BEGIN Dataset excerpt
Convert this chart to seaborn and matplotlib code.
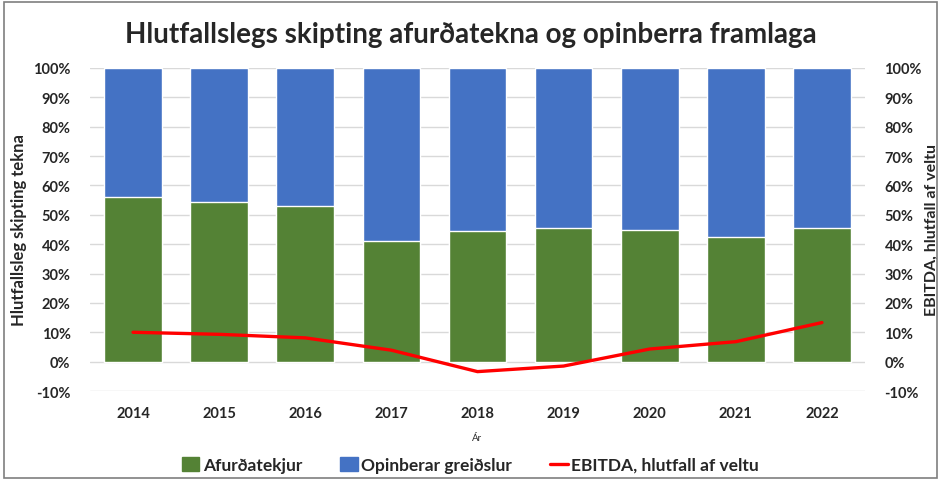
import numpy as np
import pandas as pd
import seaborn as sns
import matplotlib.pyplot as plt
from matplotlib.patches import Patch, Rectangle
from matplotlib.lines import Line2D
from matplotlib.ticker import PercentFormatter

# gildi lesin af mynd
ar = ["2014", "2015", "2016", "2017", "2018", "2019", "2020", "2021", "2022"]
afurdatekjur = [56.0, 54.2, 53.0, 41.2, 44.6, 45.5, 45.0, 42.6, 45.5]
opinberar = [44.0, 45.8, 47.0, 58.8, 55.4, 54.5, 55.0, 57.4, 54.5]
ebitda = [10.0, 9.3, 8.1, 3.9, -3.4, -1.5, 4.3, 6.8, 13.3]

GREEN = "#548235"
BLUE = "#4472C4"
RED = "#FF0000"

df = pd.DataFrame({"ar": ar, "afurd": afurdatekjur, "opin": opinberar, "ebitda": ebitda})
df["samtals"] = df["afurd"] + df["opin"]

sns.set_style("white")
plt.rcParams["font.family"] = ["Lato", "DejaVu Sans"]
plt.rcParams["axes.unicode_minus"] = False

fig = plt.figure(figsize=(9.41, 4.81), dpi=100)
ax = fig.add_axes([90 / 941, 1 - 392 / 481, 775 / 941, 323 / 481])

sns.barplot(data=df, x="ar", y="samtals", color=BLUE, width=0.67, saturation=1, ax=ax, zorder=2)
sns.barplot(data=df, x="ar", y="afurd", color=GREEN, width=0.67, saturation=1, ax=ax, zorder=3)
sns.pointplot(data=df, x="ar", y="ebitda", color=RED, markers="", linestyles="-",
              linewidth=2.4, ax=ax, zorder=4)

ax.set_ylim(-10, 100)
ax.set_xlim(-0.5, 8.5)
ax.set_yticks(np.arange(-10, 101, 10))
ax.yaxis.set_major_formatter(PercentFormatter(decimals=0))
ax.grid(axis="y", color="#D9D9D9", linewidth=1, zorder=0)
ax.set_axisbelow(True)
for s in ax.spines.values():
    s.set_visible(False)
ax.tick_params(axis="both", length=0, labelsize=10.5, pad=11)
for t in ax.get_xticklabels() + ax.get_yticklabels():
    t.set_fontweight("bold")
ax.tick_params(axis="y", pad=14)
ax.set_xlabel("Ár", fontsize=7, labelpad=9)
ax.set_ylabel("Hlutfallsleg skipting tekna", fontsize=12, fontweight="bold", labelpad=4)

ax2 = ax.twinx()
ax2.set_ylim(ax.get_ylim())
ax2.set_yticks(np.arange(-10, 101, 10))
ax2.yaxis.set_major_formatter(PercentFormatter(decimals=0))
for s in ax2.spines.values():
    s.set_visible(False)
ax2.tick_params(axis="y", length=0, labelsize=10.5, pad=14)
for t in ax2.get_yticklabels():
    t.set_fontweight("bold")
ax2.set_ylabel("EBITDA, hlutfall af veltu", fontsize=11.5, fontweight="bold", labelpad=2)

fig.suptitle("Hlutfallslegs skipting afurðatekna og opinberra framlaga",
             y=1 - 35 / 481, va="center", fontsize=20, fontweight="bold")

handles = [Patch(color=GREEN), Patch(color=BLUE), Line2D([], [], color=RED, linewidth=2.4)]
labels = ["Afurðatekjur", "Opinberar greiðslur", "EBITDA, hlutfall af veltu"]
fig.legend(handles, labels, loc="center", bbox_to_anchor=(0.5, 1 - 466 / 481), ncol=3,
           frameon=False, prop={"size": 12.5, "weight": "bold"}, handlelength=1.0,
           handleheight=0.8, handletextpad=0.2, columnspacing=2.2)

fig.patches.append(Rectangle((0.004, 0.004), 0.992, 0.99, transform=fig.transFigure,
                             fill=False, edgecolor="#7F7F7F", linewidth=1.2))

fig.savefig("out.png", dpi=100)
END Dataset excerpt
Set exercise:
Using the material above, work out how many lines contain the string "seaborn". Give that number alone.

Exercise output:
2